DATASET SECTION:
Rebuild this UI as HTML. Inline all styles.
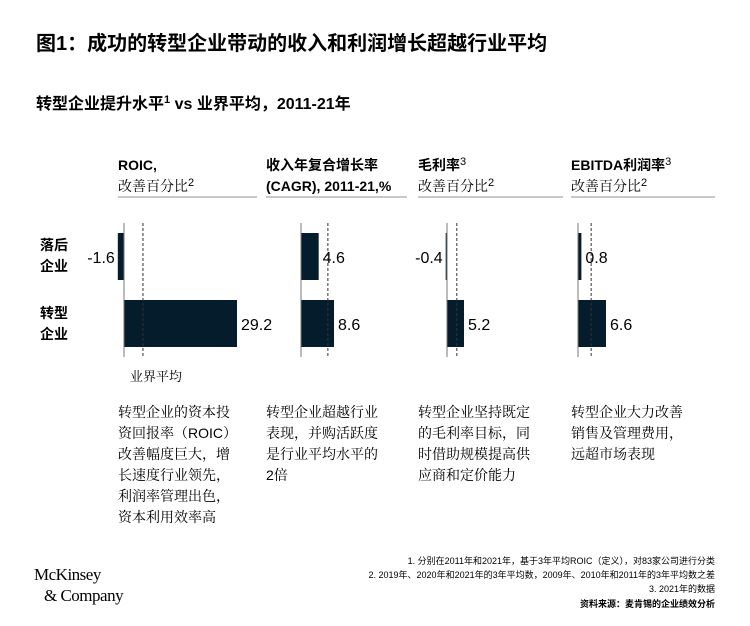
<!DOCTYPE html>
<html><head><meta charset="utf-8"><style>
body{margin:0;background:#fff;}
svg text{font-family:"Liberation Sans","Noto Sans CJK SC",sans-serif;fill:#000;}
svg text.serif{font-family:"Liberation Sans","Noto Serif CJK SC",serif;}
</style></head><body>
<svg id="c" width="750" height="621" viewBox="0 0 750 621" xmlns="http://www.w3.org/2000/svg">
<text x="36" y="50" font-size="20" font-weight="bold">图1：成功的转型企业带动的收入和利润增长超越行业平均</text>
<text x="36" y="109" font-size="16" font-weight="bold">转型企业提升水平<tspan font-size="11" dy="-6">1</tspan><tspan dy="6"> vs 业界平均，2011-21年</tspan></text>
<text x="40" y="250" font-size="14" font-weight="bold">落后</text>
<text x="40" y="271" font-size="14" font-weight="bold">企业</text>
<text x="40" y="318" font-size="14" font-weight="bold">转型</text>
<text x="40" y="339" font-size="14" font-weight="bold">企业</text>
<g id="panels"></g>
<text x="130" y="381" font-size="13" class="serif">业界平均</text>
<g font-size="14">
<text class="serif" x="118" y="417">转型企业的资本投</text>
<text class="serif" x="118" y="438">资回报率（ROIC）</text>
<text class="serif" x="118" y="459">改善幅度巨大，增</text>
<text class="serif" x="118" y="480">长速度行业领先，</text>
<text class="serif" x="118" y="501">利润率管理出色，</text>
<text class="serif" x="118" y="522">资本利用效率高</text>
<text class="serif" x="266" y="417">转型企业超越行业</text>
<text class="serif" x="266" y="438">表现，并购活跃度</text>
<text class="serif" x="266" y="459">是行业平均水平的</text>
<text class="serif" x="266" y="480">2倍</text>
<text class="serif" x="418" y="417">转型企业坚持既定</text>
<text class="serif" x="418" y="438">的毛利率目标，同</text>
<text class="serif" x="418" y="459">时借助规模提高供</text>
<text class="serif" x="418" y="480">应商和定价能力</text>
<text class="serif" x="571" y="417">转型企业大力改善</text>
<text class="serif" x="571" y="438">销售及管理费用，</text>
<text class="serif" x="571" y="459">远超市场表现</text>
</g>
<g font-size="9" text-anchor="end">
<text x="715" y="564">1.  分别在2011年和2021年，基于3年平均ROIC（定义），对83家公司进行分类</text>
<text x="715" y="578">2.  2019年、2020年和2021年的3年平均数，2009年、2010年和2011年的3年平均数之差</text>
<text x="715" y="592">3.  2021年的数据</text>
<text x="715" y="607" font-weight="bold">资料来源：麦肯锡的企业绩效分析</text>
</g>
<text x="34" y="580" font-size="17" style="font-family:'Liberation Serif',serif;letter-spacing:-0.5px">McKinsey</text>
<text x="44" y="601" font-size="17" style="font-family:'Liberation Serif',serif;letter-spacing:-0.5px">&amp; Company</text>
</svg>
<script>
const metrics=["ROIC","CAGR","GrossMargin","EBITDA"];
const laggingValues=[-1.6,4.6,-0.4,0.8];
const transformValues=[29.2,8.6,5.2,6.6];
const averageValues=[4.9,7.0,3.0,3.1];
const headerLine1=["ROIC,","收入年复合增长率","毛利率","EBITDA利润率"];
const headerSup1=["","","3","3"];
const headerLine2=["改善百分比","(CAGR), 2011-21,%","改善百分比","改善百分比"];
const headerSup2=["2","","2","2"];
const layout=[{x0:118,x1:257,ax:124,s:3.87},{x0:266,x1:407,ax:301,s:3.84},{x0:418,x1:563,ax:447,s:3.27},{x0:571,x1:715,ax:578,s:4.24}];
const NS="http://www.w3.org/2000/svg";
const g=document.getElementById('panels');
function mk(t,a,txt){const e=document.createElementNS(NS,t);for(const k in a)e.setAttribute(k,a[k]);if(txt!==undefined)e.textContent=txt;g.appendChild(e);return e;}
function sup(parent,s){if(!s)return;const ts=document.createElementNS(NS,'tspan');ts.setAttribute('font-size','11');ts.setAttribute('dy','-5');ts.setAttribute('font-weight','normal');ts.textContent=s;parent.appendChild(ts);}
metrics.forEach((m,i)=>{
 const L=layout[i];const xs=v=>L.ax+v*L.s;
 let e=mk('text',{x:L.x0,y:170,'font-size':14,'font-weight':'bold'},headerLine1[i]);
 sup(e,headerSup1[i]);
 
 e=mk('text',{x:L.x0,y:191,'font-size':14,'font-weight':i==1?'bold':'normal'},headerLine2[i]);
 if(i!=1)e.setAttribute('class','serif');
 sup(e,headerSup2[i]);
 
 e=mk('line',{x1:L.x0,x2:L.x1,y1:197,y2:197,stroke:'#b5b5b5','stroke-width':1.5});
 
 [[laggingValues[i],233,'lagging'],[transformValues[i],300,'transform']].forEach(([v,y,n])=>{
  const x=Math.min(xs(0),xs(v)),w=Math.max(Math.abs(xs(v)-xs(0)),1);
  let b=mk('rect',{x:x,y:y,width:w,height:47,fill:'#051c2c'});
  
  let t=mk('text',{x:v<0?xs(v)-3:xs(v)+4,y:y+30,'font-size':16,'text-anchor':v<0?'end':'start'},v.toFixed(1));
  
 });
 e=mk('line',{x1:xs(averageValues[i]),x2:xs(averageValues[i]),y1:223,y2:357,stroke:'#333','stroke-width':1,'stroke-dasharray':'3,2'});
 
 e=mk('line',{x1:L.ax,x2:L.ax,y1:223,y2:357,stroke:'#777','stroke-width':1});
 
});
</script>
</body></html>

WHAT TO DO:
Make an exact copy of the data, leaving its pictures out.

THE RESPONSE:
Rebuild this UI as HTML. Inline all styles.
<!DOCTYPE html>
<html><head><meta charset="utf-8"><style>
body{margin:0;background:#fff;}
svg text{font-family:"Liberation Sans","Noto Sans CJK SC",sans-serif;fill:#000;}
svg text.serif{font-family:"Liberation Sans","Noto Serif CJK SC",serif;}
</style></head><body>
<svg id="c" width="750" height="621" viewBox="0 0 750 621" xmlns="http://www.w3.org/2000/svg">
<text x="36" y="50" font-size="20" font-weight="bold">图1：成功的转型企业带动的收入和利润增长超越行业平均</text>
<text x="36" y="109" font-size="16" font-weight="bold">转型企业提升水平<tspan font-size="11" dy="-6">1</tspan><tspan dy="6"> vs 业界平均，2011-21年</tspan></text>
<text x="40" y="250" font-size="14" font-weight="bold">落后</text>
<text x="40" y="271" font-size="14" font-weight="bold">企业</text>
<text x="40" y="318" font-size="14" font-weight="bold">转型</text>
<text x="40" y="339" font-size="14" font-weight="bold">企业</text>
<g id="panels"></g>
<text x="130" y="381" font-size="13" class="serif">业界平均</text>
<g font-size="14">
<text class="serif" x="118" y="417">转型企业的资本投</text>
<text class="serif" x="118" y="438">资回报率（ROIC）</text>
<text class="serif" x="118" y="459">改善幅度巨大，增</text>
<text class="serif" x="118" y="480">长速度行业领先，</text>
<text class="serif" x="118" y="501">利润率管理出色，</text>
<text class="serif" x="118" y="522">资本利用效率高</text>
<text class="serif" x="266" y="417">转型企业超越行业</text>
<text class="serif" x="266" y="438">表现，并购活跃度</text>
<text class="serif" x="266" y="459">是行业平均水平的</text>
<text class="serif" x="266" y="480">2倍</text>
<text class="serif" x="418" y="417">转型企业坚持既定</text>
<text class="serif" x="418" y="438">的毛利率目标，同</text>
<text class="serif" x="418" y="459">时借助规模提高供</text>
<text class="serif" x="418" y="480">应商和定价能力</text>
<text class="serif" x="571" y="417">转型企业大力改善</text>
<text class="serif" x="571" y="438">销售及管理费用，</text>
<text class="serif" x="571" y="459">远超市场表现</text>
</g>
<g font-size="9" text-anchor="end">
<text x="715" y="564">1.  分别在2011年和2021年，基于3年平均ROIC（定义），对83家公司进行分类</text>
<text x="715" y="578">2.  2019年、2020年和2021年的3年平均数，2009年、2010年和2011年的3年平均数之差</text>
<text x="715" y="592">3.  2021年的数据</text>
<text x="715" y="607" font-weight="bold">资料来源：麦肯锡的企业绩效分析</text>
</g>
<text x="34" y="580" font-size="17" style="font-family:'Liberation Serif',serif;letter-spacing:-0.5px">McKinsey</text>
<text x="44" y="601" font-size="17" style="font-family:'Liberation Serif',serif;letter-spacing:-0.5px">&amp; Company</text>
</svg>
<script>
const metrics=["ROIC","CAGR","GrossMargin","EBITDA"];
const laggingValues=[-1.6,4.6,-0.4,0.8];
const transformValues=[29.2,8.6,5.2,6.6];
const averageValues=[4.9,7.0,3.0,3.1];
const headerLine1=["ROIC,","收入年复合增长率","毛利率","EBITDA利润率"];
const headerSup1=["","","3","3"];
const headerLine2=["改善百分比","(CAGR), 2011-21,%","改善百分比","改善百分比"];
const headerSup2=["2","","2","2"];
const layout=[{x0:118,x1:257,ax:124,s:3.87},{x0:266,x1:407,ax:301,s:3.84},{x0:418,x1:563,ax:447,s:3.27},{x0:571,x1:715,ax:578,s:4.24}];
const NS="http://www.w3.org/2000/svg";
const g=document.getElementById('panels');
function mk(t,a,txt){const e=document.createElementNS(NS,t);for(const k in a)e.setAttribute(k,a[k]);if(txt!==undefined)e.textContent=txt;g.appendChild(e);return e;}
function sup(parent,s){if(!s)return;const ts=document.createElementNS(NS,'tspan');ts.setAttribute('font-size','11');ts.setAttribute('dy','-5');ts.setAttribute('font-weight','normal');ts.textContent=s;parent.appendChild(ts);}
metrics.forEach((m,i)=>{
 const L=layout[i];const xs=v=>L.ax+v*L.s;
 let e=mk('text',{x:L.x0,y:170,'font-size':14,'font-weight':'bold'},headerLine1[i]);
 sup(e,headerSup1[i]);
 
 e=mk('text',{x:L.x0,y:191,'font-size':14,'font-weight':i==1?'bold':'normal'},headerLine2[i]);
 if(i!=1)e.setAttribute('class','serif');
 sup(e,headerSup2[i]);
 
 e=mk('line',{x1:L.x0,x2:L.x1,y1:197,y2:197,stroke:'#b5b5b5','stroke-width':1.5});
 
 [[laggingValues[i],233,'lagging'],[transformValues[i],300,'transform']].forEach(([v,y,n])=>{
  const x=Math.min(xs(0),xs(v)),w=Math.max(Math.abs(xs(v)-xs(0)),1);
  let b=mk('rect',{x:x,y:y,width:w,height:47,fill:'#051c2c'});
  
  let t=mk('text',{x:v<0?xs(v)-3:xs(v)+4,y:y+30,'font-size':16,'text-anchor':v<0?'end':'start'},v.toFixed(1));
  
 });
 e=mk('line',{x1:xs(averageValues[i]),x2:xs(averageValues[i]),y1:223,y2:357,stroke:'#333','stroke-width':1,'stroke-dasharray':'3,2'});
 
 e=mk('line',{x1:L.ax,x2:L.ax,y1:223,y2:357,stroke:'#777','stroke-width':1});
 
});
</script>
</body></html>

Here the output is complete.